— Job —
Report, as a bare number, how many lines hold "script".

— Record list —
** begin **

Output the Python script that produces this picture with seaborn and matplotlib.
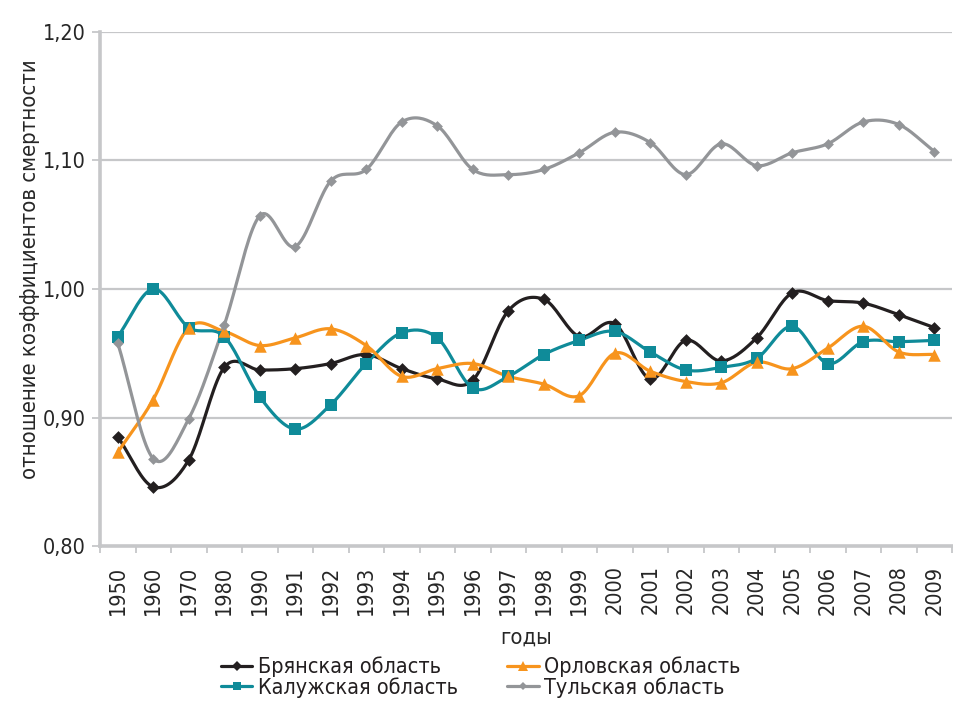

** end **
** begin **

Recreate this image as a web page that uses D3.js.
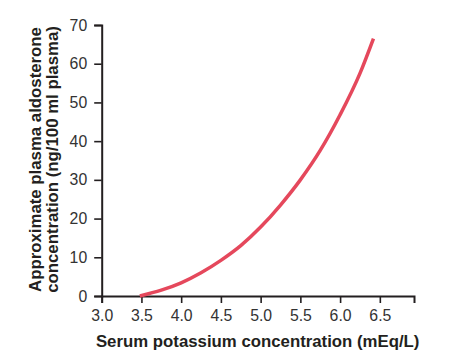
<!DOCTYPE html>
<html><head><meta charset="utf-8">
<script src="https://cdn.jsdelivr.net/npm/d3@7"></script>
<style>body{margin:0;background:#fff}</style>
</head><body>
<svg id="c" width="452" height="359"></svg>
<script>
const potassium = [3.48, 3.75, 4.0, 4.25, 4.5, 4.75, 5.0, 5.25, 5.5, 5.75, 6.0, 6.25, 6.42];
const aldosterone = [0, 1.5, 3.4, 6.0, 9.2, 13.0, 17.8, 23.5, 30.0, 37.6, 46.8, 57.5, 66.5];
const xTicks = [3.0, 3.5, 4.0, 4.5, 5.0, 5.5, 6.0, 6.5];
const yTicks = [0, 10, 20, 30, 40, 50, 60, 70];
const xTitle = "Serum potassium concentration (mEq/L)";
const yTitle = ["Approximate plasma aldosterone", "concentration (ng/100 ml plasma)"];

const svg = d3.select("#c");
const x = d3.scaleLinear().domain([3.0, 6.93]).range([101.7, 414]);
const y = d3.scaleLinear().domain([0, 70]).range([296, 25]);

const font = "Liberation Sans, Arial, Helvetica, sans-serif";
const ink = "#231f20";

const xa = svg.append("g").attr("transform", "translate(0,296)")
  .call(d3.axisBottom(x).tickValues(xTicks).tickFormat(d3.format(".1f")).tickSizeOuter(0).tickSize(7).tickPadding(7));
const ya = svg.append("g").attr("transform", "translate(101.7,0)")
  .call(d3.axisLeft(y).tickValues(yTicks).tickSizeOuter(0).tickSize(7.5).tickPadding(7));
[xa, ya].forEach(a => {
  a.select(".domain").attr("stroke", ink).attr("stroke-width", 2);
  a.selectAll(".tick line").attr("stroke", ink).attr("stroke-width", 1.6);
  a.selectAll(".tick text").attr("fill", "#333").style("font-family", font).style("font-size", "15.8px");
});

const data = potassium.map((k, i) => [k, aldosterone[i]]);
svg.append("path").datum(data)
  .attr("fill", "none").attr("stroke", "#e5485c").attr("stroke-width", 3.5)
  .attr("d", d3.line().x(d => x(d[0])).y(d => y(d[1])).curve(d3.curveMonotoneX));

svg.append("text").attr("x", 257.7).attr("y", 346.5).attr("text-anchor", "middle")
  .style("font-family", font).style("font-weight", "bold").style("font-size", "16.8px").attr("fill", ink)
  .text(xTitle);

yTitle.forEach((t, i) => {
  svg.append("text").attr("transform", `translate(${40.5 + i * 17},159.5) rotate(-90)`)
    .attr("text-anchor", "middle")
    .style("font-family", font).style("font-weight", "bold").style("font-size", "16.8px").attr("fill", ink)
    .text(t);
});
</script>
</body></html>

** end **

— Task result —
4